TASK BRIEF: Reproduce the entries shown below only from the line with "What Plotly code" down to the line with "fig = go.Figure()", keeping both end lines and copying each one exactly.

DATA SHOWN:
──────
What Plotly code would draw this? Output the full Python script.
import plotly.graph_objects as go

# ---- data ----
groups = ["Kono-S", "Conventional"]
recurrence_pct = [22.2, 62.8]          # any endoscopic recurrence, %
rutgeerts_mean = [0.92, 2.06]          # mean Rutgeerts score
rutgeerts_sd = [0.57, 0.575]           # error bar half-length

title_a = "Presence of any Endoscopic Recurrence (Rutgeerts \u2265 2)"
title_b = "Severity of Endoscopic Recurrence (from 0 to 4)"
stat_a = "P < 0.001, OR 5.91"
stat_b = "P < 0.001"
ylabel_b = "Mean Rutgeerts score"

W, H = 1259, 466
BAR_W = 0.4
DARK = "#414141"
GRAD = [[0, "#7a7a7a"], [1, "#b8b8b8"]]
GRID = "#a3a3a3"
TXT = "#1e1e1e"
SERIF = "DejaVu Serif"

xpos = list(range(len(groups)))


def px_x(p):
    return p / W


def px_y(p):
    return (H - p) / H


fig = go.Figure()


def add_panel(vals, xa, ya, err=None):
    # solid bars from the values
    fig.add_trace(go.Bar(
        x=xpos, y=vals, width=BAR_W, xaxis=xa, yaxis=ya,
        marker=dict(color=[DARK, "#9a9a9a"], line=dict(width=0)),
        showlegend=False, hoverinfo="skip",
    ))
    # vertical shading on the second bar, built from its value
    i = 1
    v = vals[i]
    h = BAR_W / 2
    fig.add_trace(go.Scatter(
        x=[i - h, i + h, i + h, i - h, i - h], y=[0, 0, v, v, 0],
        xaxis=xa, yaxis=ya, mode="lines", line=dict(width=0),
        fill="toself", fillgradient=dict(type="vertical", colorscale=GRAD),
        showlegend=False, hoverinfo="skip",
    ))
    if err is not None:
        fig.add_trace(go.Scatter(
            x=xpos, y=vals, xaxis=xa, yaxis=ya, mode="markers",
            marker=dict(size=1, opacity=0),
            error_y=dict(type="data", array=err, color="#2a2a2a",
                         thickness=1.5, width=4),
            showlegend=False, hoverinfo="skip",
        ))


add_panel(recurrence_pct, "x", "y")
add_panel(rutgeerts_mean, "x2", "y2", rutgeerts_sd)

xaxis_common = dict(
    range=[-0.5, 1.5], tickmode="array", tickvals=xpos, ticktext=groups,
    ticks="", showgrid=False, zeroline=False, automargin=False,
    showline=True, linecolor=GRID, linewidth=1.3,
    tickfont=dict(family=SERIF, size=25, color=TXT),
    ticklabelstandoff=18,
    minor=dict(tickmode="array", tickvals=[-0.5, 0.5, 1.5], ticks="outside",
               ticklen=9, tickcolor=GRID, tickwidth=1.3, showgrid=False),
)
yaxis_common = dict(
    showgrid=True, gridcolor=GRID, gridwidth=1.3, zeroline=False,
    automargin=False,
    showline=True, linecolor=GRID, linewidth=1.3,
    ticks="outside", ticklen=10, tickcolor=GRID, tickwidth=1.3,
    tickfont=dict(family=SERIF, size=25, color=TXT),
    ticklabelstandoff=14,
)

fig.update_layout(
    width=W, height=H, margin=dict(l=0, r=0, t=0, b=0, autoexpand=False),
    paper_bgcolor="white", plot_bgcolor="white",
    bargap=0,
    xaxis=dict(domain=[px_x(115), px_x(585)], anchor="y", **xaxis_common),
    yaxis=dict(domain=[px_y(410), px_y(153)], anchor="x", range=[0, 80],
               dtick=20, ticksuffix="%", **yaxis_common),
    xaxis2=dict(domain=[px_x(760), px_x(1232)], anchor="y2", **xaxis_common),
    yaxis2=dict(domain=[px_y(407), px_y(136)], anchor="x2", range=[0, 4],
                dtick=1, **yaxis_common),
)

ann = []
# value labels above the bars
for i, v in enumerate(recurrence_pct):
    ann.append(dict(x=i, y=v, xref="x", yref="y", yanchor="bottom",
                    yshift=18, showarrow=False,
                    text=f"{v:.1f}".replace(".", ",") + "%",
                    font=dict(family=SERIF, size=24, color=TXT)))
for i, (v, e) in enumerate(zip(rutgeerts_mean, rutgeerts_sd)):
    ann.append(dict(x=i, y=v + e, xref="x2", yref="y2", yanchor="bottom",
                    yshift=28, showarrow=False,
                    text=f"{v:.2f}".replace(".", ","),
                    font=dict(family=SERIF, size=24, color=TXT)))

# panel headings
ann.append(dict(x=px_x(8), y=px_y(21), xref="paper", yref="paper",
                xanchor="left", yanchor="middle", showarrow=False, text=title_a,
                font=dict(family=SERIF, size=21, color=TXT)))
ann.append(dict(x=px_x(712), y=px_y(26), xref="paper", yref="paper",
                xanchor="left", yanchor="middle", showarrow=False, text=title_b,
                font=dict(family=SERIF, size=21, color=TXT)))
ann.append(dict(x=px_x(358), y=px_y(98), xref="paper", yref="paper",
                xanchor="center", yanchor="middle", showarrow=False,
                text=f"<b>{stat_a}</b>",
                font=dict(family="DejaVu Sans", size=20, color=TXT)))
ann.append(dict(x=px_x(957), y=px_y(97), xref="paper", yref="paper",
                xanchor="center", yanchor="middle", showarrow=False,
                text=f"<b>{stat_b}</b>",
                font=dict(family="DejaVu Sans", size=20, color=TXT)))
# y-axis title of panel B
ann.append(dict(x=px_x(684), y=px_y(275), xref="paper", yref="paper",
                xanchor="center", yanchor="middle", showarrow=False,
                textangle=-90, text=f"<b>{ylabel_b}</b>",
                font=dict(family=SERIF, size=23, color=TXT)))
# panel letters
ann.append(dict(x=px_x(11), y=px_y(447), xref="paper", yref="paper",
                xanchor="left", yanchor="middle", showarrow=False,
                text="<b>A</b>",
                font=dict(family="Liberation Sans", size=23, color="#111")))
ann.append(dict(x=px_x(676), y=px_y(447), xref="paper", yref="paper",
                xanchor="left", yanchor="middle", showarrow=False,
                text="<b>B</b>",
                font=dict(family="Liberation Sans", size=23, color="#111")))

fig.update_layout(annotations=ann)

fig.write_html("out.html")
──────
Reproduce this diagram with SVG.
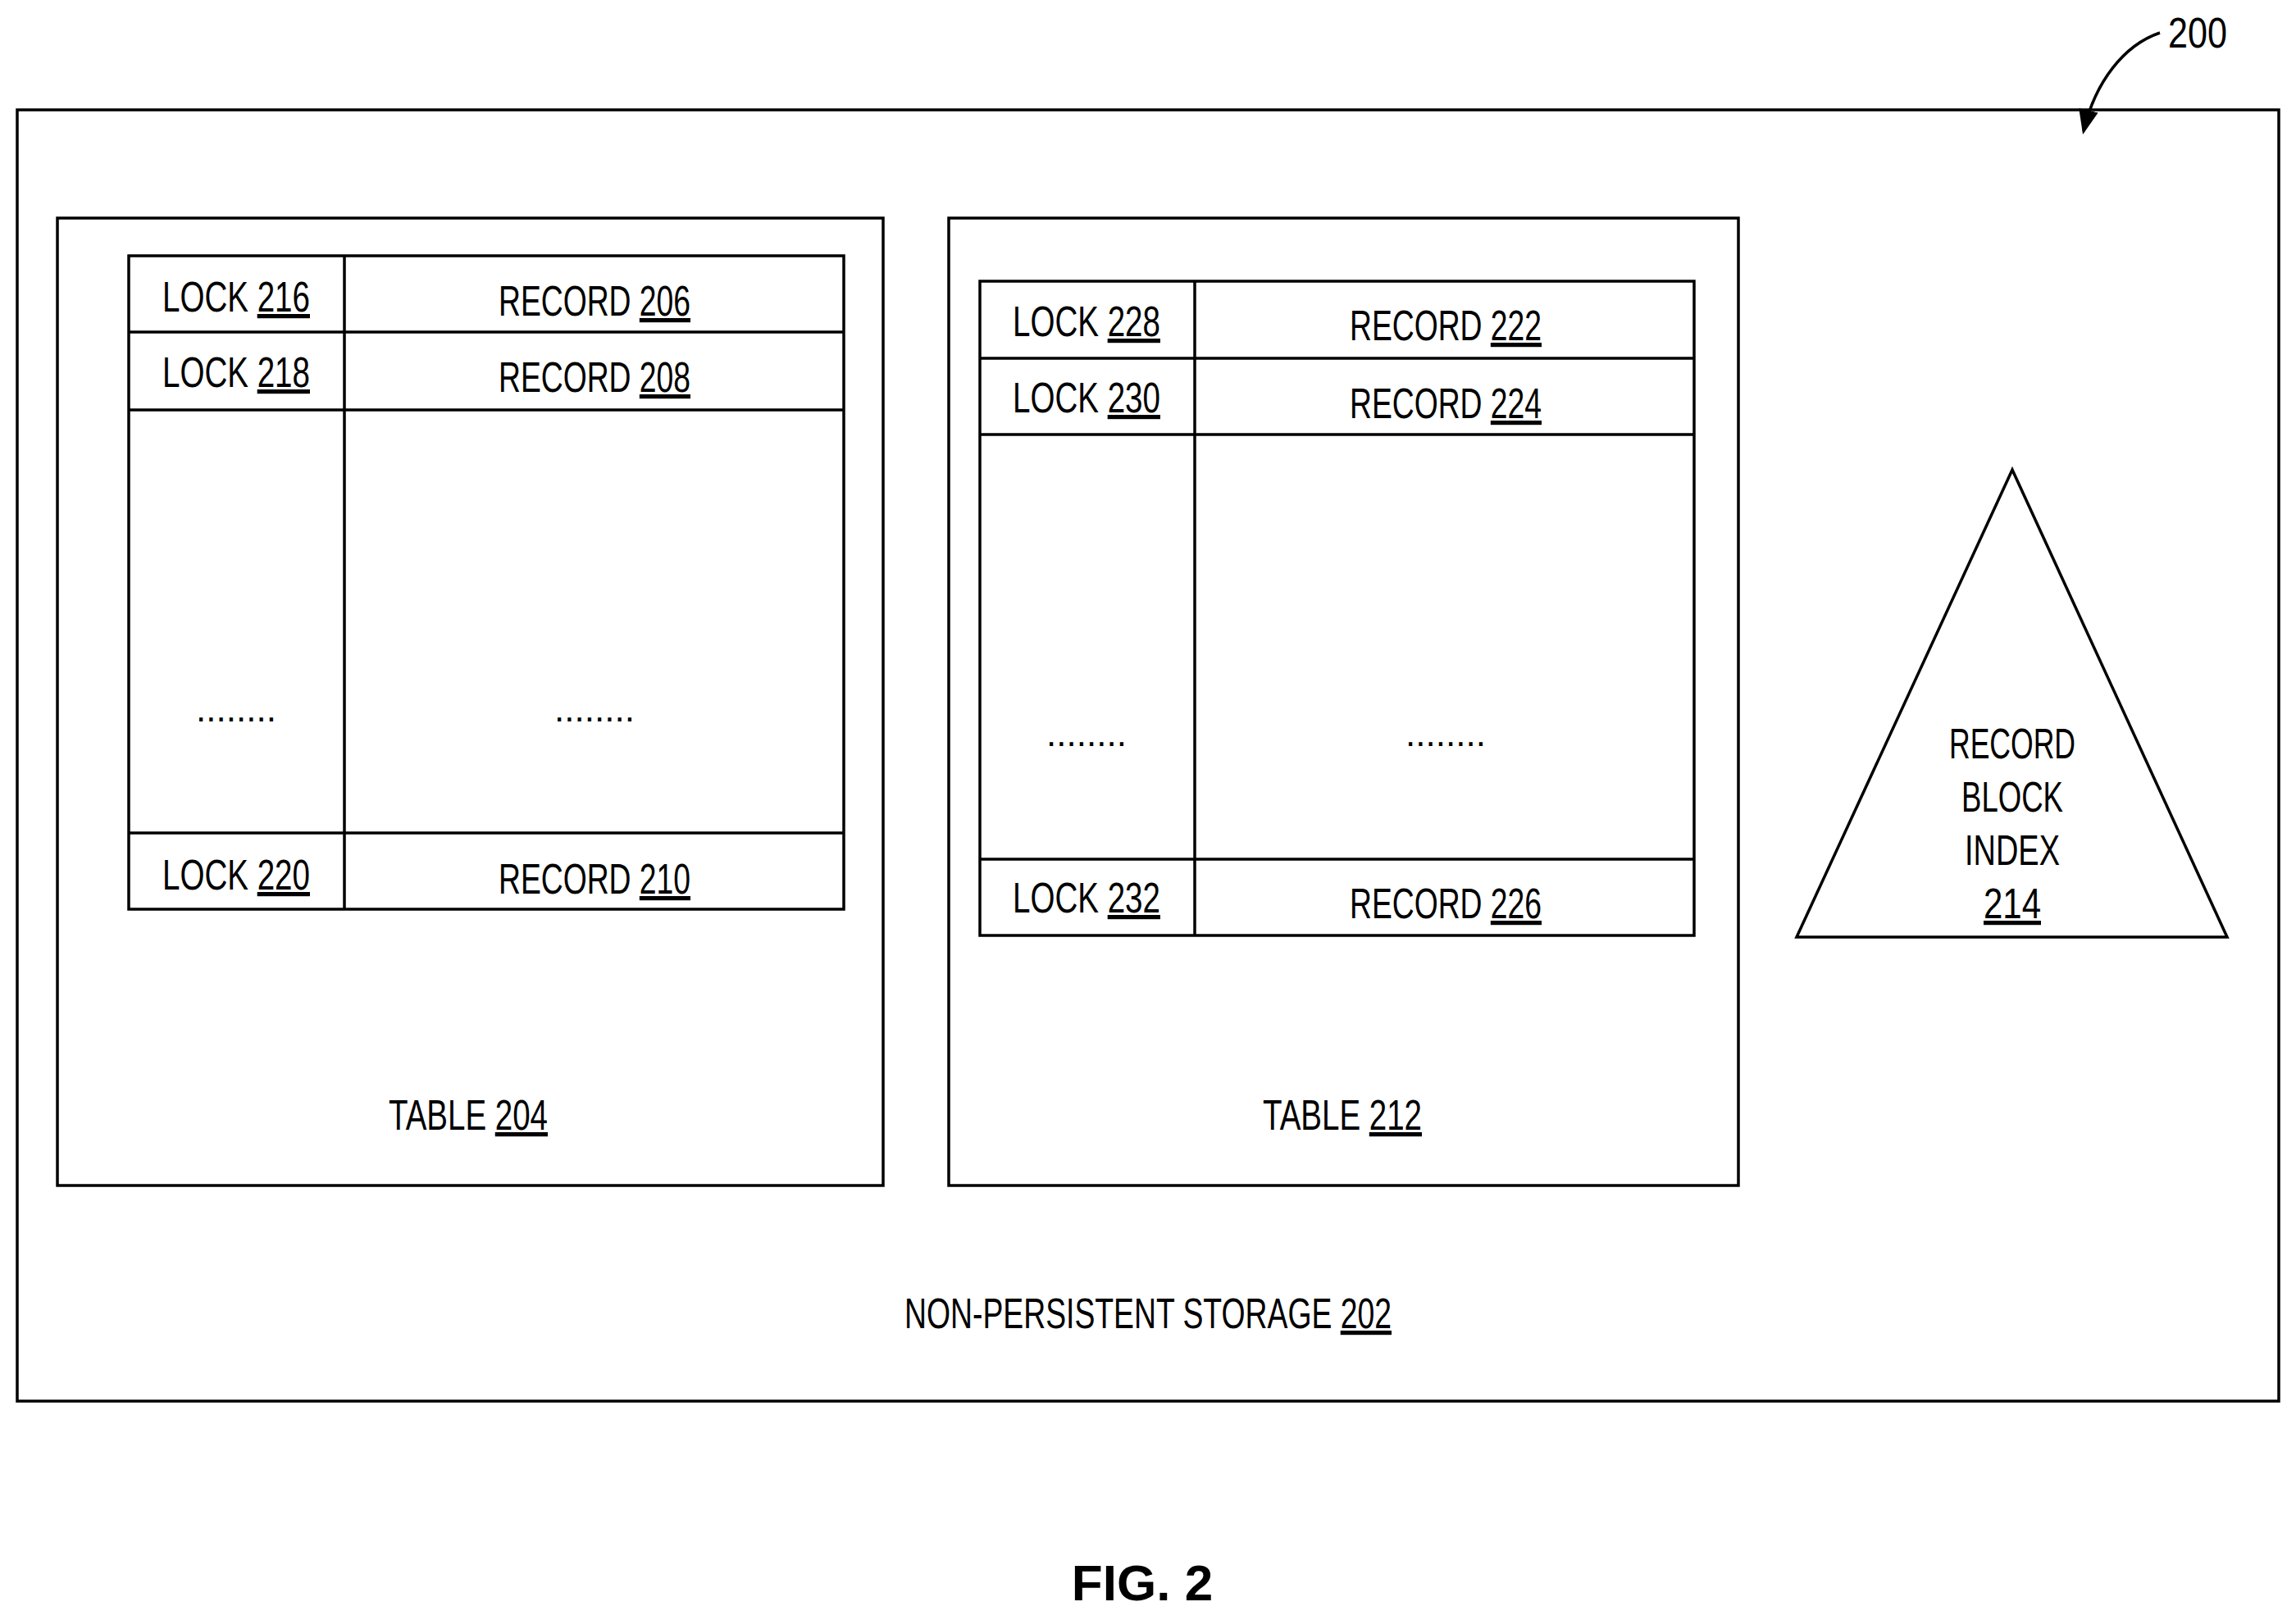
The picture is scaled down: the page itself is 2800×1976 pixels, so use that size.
──────
OUTPUT:
What Plotly code would draw this? Output the full Python script.
import plotly.graph_objects as go

# ---- data ----
groups = ["Kono-S", "Conventional"]
recurrence_pct = [22.2, 62.8]          # any endoscopic recurrence, %
rutgeerts_mean = [0.92, 2.06]          # mean Rutgeerts score
rutgeerts_sd = [0.57, 0.575]           # error bar half-length

title_a = "Presence of any Endoscopic Recurrence (Rutgeerts \u2265 2)"
title_b = "Severity of Endoscopic Recurrence (from 0 to 4)"
stat_a = "P < 0.001, OR 5.91"
stat_b = "P < 0.001"
ylabel_b = "Mean Rutgeerts score"

W, H = 1259, 466
BAR_W = 0.4
DARK = "#414141"
GRAD = [[0, "#7a7a7a"], [1, "#b8b8b8"]]
GRID = "#a3a3a3"
TXT = "#1e1e1e"
SERIF = "DejaVu Serif"

xpos = list(range(len(groups)))


def px_x(p):
    return p / W


def px_y(p):
    return (H - p) / H


fig = go.Figure()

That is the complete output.